Ok, so a good nap feels better to me. One of the major blessings in life to me is the connections we make in our lifetime. Nothing is more beautiful than getting to know another soul. Every once in a while a soul comes along that really connects to yours. I have met a few in my life. That is a powerful moment when that happens. I keep thinking how interesting the relationship between men and women are. Even just simple friendships can have its challenges. Do men really understand women? Do women really understand men? It is a question that has been debated for years. How much time do you spend getting to know your closest friends? Do you know how they feel about things in your life and theirs? Do you feel intimacy can be a part of any friendship? Do you think intimacy is just related to sex? That last couple of questions has been a stumbling block for me since yesterday. I haven’t quite decided how I feel about that. I think it was one of those moments that I need to ask myself. Maybe that’s my problem; I am trying to find intimacy before I even know what it means to me.
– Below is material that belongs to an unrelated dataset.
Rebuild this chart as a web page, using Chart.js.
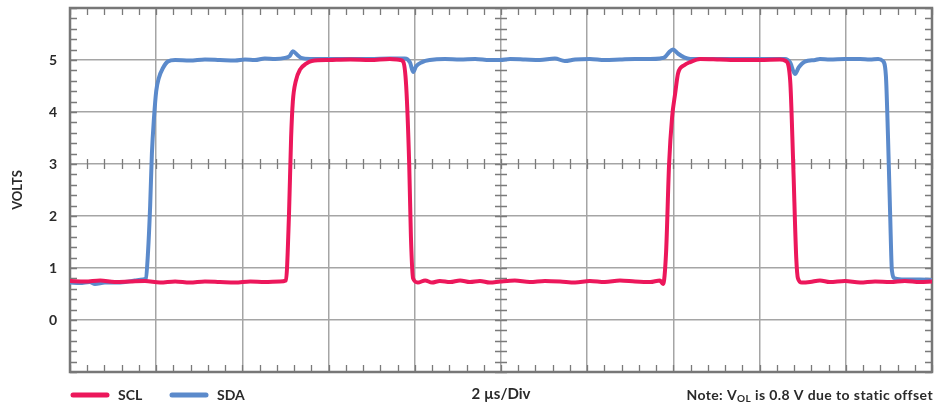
<!DOCTYPE html>
<html>
<head>
<meta charset="utf-8">
<script src="https://cdn.jsdelivr.net/npm/chart.js@4.4.1/dist/chart.umd.min.js"></script>
<style>
  html, body { margin: 0; padding: 0; background: #fff; }
  #wrap { width: 946px; height: 404px; }
</style>
</head>
<body>
<div id="wrap"><canvas id="scope" width="946" height="404"></canvas></div>
<script>
// time in µs (2 µs per division, 10 divisions), voltage in V
const sclTime = [0.00, 0.35, 0.70, 1.04, 1.39, 1.74, 2.09, 2.44, 2.78, 3.13, 3.48, 3.83, 4.18, 4.52, 4.87, 5.01,
  5.08, 5.13, 5.17, 5.24, 5.34, 5.48, 5.61, 6.03, 6.50, 6.96, 7.42, 7.66, 7.73, 7.80, 7.87, 7.91, 7.96,
  8.07, 8.24, 8.40, 8.58, 8.82, 9.05, 9.28, 9.51, 9.74, 9.98, 10.32, 10.67, 11.02, 11.37, 11.72, 12.06,
  12.41, 12.76, 13.11, 13.46, 13.69, 13.76, 13.83, 13.90, 13.97, 14.04, 14.11, 14.25, 14.39, 14.62,
  15.08, 15.55, 16.01, 16.47, 16.61, 16.71, 16.78, 16.85, 16.89, 16.98, 17.17, 17.40, 17.63, 17.98,
  18.33, 18.68, 19.03, 19.37, 19.72, 20.00];
const sclVolts = [0.75, 0.74, 0.76, 0.73, 0.74, 0.75, 0.72, 0.74, 0.72, 0.74, 0.73, 0.72, 0.74, 0.73, 0.74, 0.76,
  2.0, 3.5, 4.2, 4.6, 4.82, 4.93, 4.98, 5.0, 5.01, 5.0, 5.02, 5.0, 4.97, 4.5, 3.0, 1.6, 0.8,
  0.72, 0.76, 0.72, 0.75, 0.73, 0.76, 0.73, 0.75, 0.72, 0.74, 0.76, 0.73, 0.75, 0.74, 0.72, 0.75,
  0.73, 0.76, 0.74, 0.73, 0.76, 0.69, 1.3, 3.0, 3.9, 4.35, 4.75, 4.9, 4.96, 5.02,
  5.01, 5.0, 5.0, 5.01, 4.98, 4.6, 3.0, 1.2, 0.8, 0.72, 0.73, 0.76, 0.73, 0.75,
  0.72, 0.74, 0.73, 0.75, 0.73, 0.74];

const sdaTime = [0.00, 0.23, 0.46, 0.58, 0.81, 1.04, 1.28, 1.51, 1.69, 1.76, 1.81, 1.86, 1.90, 1.95, 2.00, 2.06,
  2.16, 2.27, 2.44, 2.78, 3.13, 3.48, 3.83, 4.06, 4.29, 4.52, 4.76, 4.99, 5.10, 5.17, 5.27, 5.36, 5.57,
  6.03, 6.50, 6.96, 7.42, 7.77, 7.89, 7.96, 8.03, 8.17, 8.35, 8.70, 9.05, 9.40, 9.74, 9.98, 10.21,
  10.56, 10.90, 11.25, 11.48, 11.72, 12.06, 12.41, 12.76, 13.11, 13.46, 13.69, 13.81, 13.90, 13.99,
  14.11, 14.25, 14.39, 14.85, 15.31, 15.78, 16.24, 16.59, 16.71, 16.82, 16.91, 17.05, 17.29, 17.40,
  17.63, 17.98, 18.33, 18.56, 18.75, 18.86, 18.93, 18.98, 19.03, 19.07, 19.14, 19.37, 19.72, 20.00];
const sdaVolts = [0.72, 0.71, 0.73, 0.69, 0.72, 0.72, 0.73, 0.76, 0.78, 0.80, 1.3, 2.2, 3.2, 3.9, 4.4, 4.65,
  4.85, 4.97, 5.0, 4.99, 5.01, 5.0, 4.99, 5.01, 5.0, 5.03, 5.02, 5.04, 5.08, 5.17, 5.1, 5.04, 5.02,
  5.02, 5.02, 5.02, 5.03, 5.03, 4.95, 4.77, 4.88, 4.96, 5.0, 5.02, 5.01, 5.02, 5.0, 5.0, 5.02,
  5.01, 5.0, 5.03, 4.98, 5.01, 5.02, 5.0, 5.01, 5.02, 5.02, 5.03, 5.06, 5.15, 5.2,
  5.12, 5.05, 5.02, 5.02, 5.02, 5.02, 5.02, 5.02, 4.95, 4.73, 4.86, 4.97, 5.0, 5.02,
  5.01, 5.02, 5.02, 5.01, 5.02, 4.98, 4.7, 3.5, 2.0, 0.95, 0.8, 0.78, 0.78, 0.77];

const seriesNames = ['SCL', 'SDA'];
const seriesColors = ['#ec175b', '#5b8acb'];
const yTicks = [0, 1, 2, 3, 4, 5];

const FONT = 'Lato, "Open Sans", sans-serif';
const TEXT = '#2a2a2a';

function points(ts, vs) {
  return ts.map((t, i) => ({ x: t, y: vs[i] }));
}

// frame, minor ticks, legend and note
const scopeDecor = {
  id: 'scopeDecor',
  beforeDatasetsDraw(chart) {
    const { ctx, chartArea: a, scales: { x, y } } = chart;
    ctx.save();
    ctx.strokeStyle = '#7a7a7a';
    ctx.lineWidth = 1.3;
    ctx.beginPath();
    for (let t = 0; t <= 20.001; t += 0.4) {
      const px = Math.round(x.getPixelForValue(t)) + 0.5;
      ctx.moveTo(px, a.top); ctx.lineTo(px, a.top + 7);
      ctx.moveTo(px, a.bottom); ctx.lineTo(px, a.bottom - 7);
      const cy = y.getPixelForValue(3);
      ctx.moveTo(px, cy - 5); ctx.lineTo(px, cy + 5);
    }
    for (let v = -1; v <= 6.001; v += 0.2) {
      const py = Math.round(y.getPixelForValue(v)) + 0.5;
      ctx.moveTo(a.left, py); ctx.lineTo(a.left + 7, py);
      ctx.moveTo(a.right, py); ctx.lineTo(a.right - 7, py);
      const cx = x.getPixelForValue(10);
      ctx.moveTo(cx - 6, py); ctx.lineTo(cx + 6, py);
    }
    ctx.stroke();
    ctx.strokeStyle = '#777';
    ctx.lineWidth = 2.5;
    ctx.strokeRect(a.left, a.top, a.right - a.left, a.bottom - a.top);
    ctx.restore();
  },
  afterDraw(chart) {
    const { ctx, chartArea: a } = chart;
    ctx.save();
    const ly = 395;
    const lx = [71, 170];
    ctx.font = 'bold 14px ' + FONT;
    ctx.textBaseline = 'middle';
    chart.data.datasets.forEach((ds, i) => {
      ctx.strokeStyle = ds.borderColor;
      ctx.lineWidth = 5;
      ctx.lineCap = 'round';
      ctx.beginPath();
      ctx.moveTo(lx[i] + 2, ly); ctx.lineTo(lx[i] + 36, ly);
      ctx.stroke();
      ctx.fillStyle = TEXT;
      ctx.fillText(ds.label, lx[i] + 47, ly);
    });
    // note with subscript
    ctx.letterSpacing = '0.4px';
    const big = 'bold 14px ' + FONT, small = 'bold 10px ' + FONT;
    const p1 = 'Note: V', sub = 'OL', p2 = ' is 0.8 V due to static offset';
    ctx.font = big; const w1 = ctx.measureText(p1).width, w3 = ctx.measureText(p2).width;
    ctx.font = small; const w2 = ctx.measureText(sub).width;
    let nx = a.right + 1 - (w1 + w2 + w3);
    ctx.fillStyle = TEXT;
    ctx.font = big; ctx.fillText(p1, nx, ly); nx += w1;
    ctx.font = small; ctx.fillText(sub, nx, ly + 4); nx += w2;
    ctx.font = big; ctx.fillText(p2, nx, ly);
    ctx.restore();
  }
};

new Chart(document.getElementById('scope'), {
  type: 'line',
  data: {
    datasets: [
      { label: seriesNames[0], data: points(sclTime, sclVolts), borderColor: seriesColors[0] },
      { label: seriesNames[1], data: points(sdaTime, sdaVolts), borderColor: seriesColors[1] }
    ]
  },
  options: {
    responsive: false,
    animation: false,
    devicePixelRatio: 1,
    layout: { padding: { top: 8, right: 14, left: 0, bottom: 0 } },
    elements: {
      line: { borderWidth: 4, cubicInterpolationMode: 'monotone', borderJoinStyle: 'round', borderCapStyle: 'round' },
      point: { radius: 0 }
    },
    plugins: { legend: { display: false }, tooltip: { enabled: false } },
    scales: {
      x: {
        type: 'linear', min: 0, max: 20,
        ticks: { stepSize: 2, display: false },
        grid: { color: '#a5a5a5', lineWidth: 1.5, drawTicks: false },
        border: { display: false },
        title: { display: true, text: '2 µs/Div', color: TEXT, font: { family: FONT, size: 15, weight: 'bold' }, padding: { top: 0, bottom: 1 } },
        afterFit(s) { s.height = 32; s.paddingLeft = 0; s.paddingRight = 0; }
      },
      y: {
        min: -1, max: 6,
        afterBuildTicks(s) { s.ticks = [-1, ...yTicks, 6].map(v => ({ value: v })); },
        ticks: {
          padding: 13, color: TEXT,
          font: { family: FONT, size: 14, weight: 'bold' },
          callback: v => yTicks.includes(v) ? String(v) : ''
        },
        grid: { color: '#a5a5a5', lineWidth: 1.5, drawTicks: false },
        border: { display: false },
        title: { display: true, text: 'VOLTS', color: TEXT, font: { family: FONT, size: 13, weight: 'bold' }, padding: { top: 10, bottom: 0 } },
        afterFit(s) { s.width = 70; s.paddingTop = 0; s.paddingBottom = 0; }
      }
    }
  },
  plugins: [scopeDecor]
});
</script>
</body>
</html>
Do you know what I love most about friendships? We don’t always have to see eye to eye, but that’s what makes us so wonderfully different. The trick is to learn those differences, accept them, and work around them. Easy right? LOL. Not! But it is all good. I have learned so much from seeing different views from people. It has taught me more about myself than I had expected. All I do know that is sometimes life can hurt the soul, and then it can also be a wonderful thing. When I was married to my Ex, I lost feeling anything for him, years into the marriage. Of course, be controlled by him didn’t help things. Not being allowed to be myself was a really difficult challenge to overcome. Sometimes I wonder if that abuse still affects me. How can it not, after all those years of being compared to other woman, makes you wonder how I stayed sane. It did make me doubt myself. I was dead inside for many years. That is a feeling worse than any pain that I have been through lately. SO when I feel a little hurt by a thought or a feeling, well, I usually can bounce back pretty quickly. I know that to live life is to feel all the good and the bad things that come with having a heart.
I am never going to be ashamed for caring about a person. You can’t go wrong when you feel a deep admiration for someone. Sometimes a heart will be returned, sometimes not….but if we are not ourselves, if we are not honest with our feelings, than we will never enjoy the true blessings of Love when it does happen.